It’s great to see work on the multiagent setting! This setting does seem quite a bit more complex, and hasn’t been explored very much to my knowledge.
One major question I have after reading this post and the associated paper is, how does this relate to the work already done in academia? Sure, game theory makes unrealistic assumptions, but these assumptions don’t seem horribly wrong when applied to simplified settings when we do have a good model. For example, with overfishing, even if everyone knew exactly what would happen if they overfished, the problem would still arise (and it’s not unreasonable to think that everyone could know exactly what would happen if they overfished).

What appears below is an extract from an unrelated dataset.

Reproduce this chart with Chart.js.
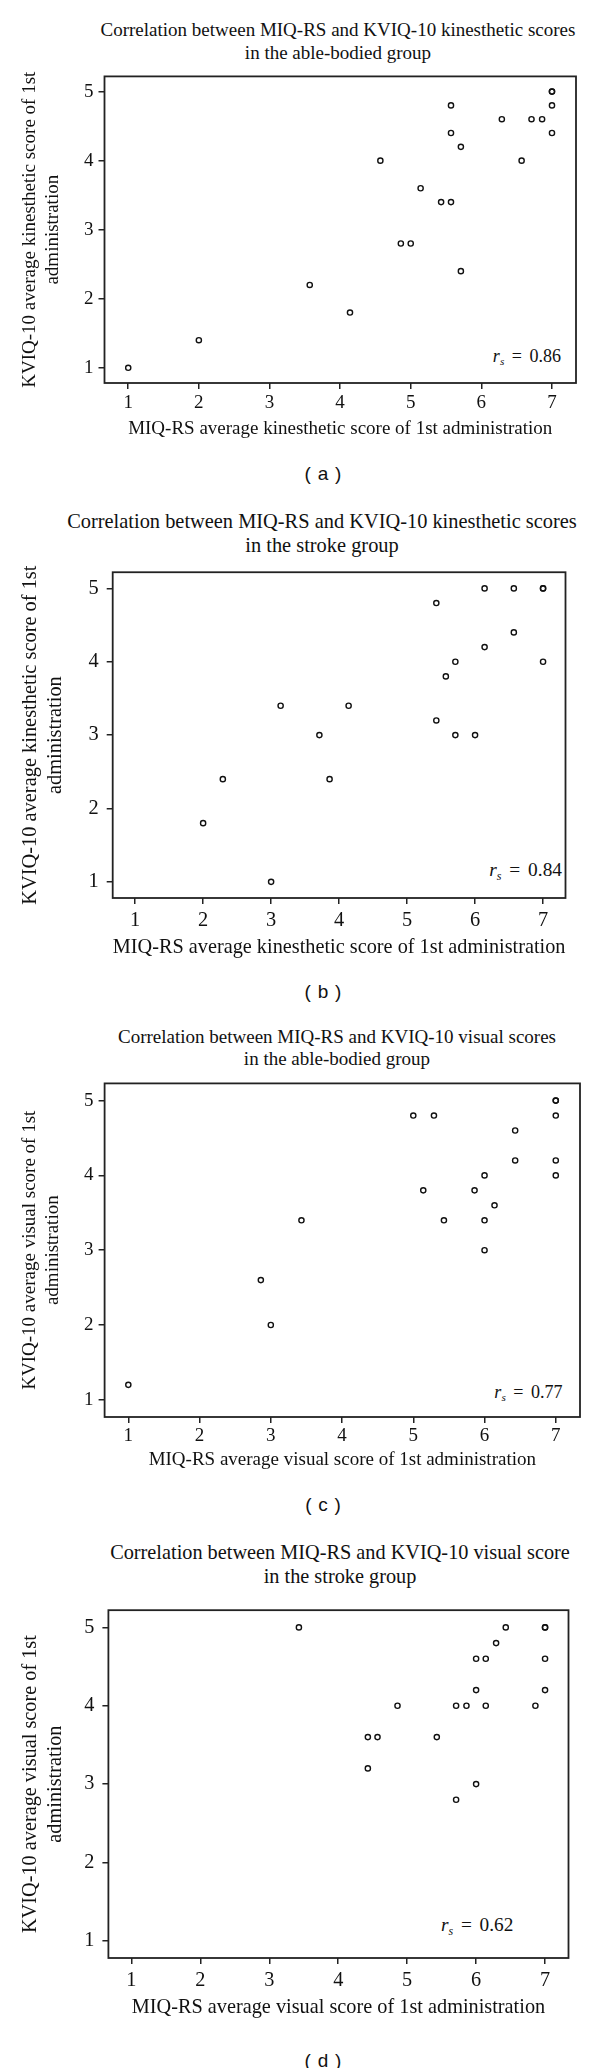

I know that in your setting, the agents don’t know about what other agents are doing, which makes it different from a classic tragedy of the commons, but I’d be surprised if this hadn’t been studied before.
Even if you dislike the assumptions of game theory, I’m sure political science, law, etc. have tackled these sorts of situations, and they aren’t going to make the Bayesian/rational assumption unless it’s a reasonable model. (Or at least, if it isn’t a reasonable model, people will call them out on it and probably develop something better.)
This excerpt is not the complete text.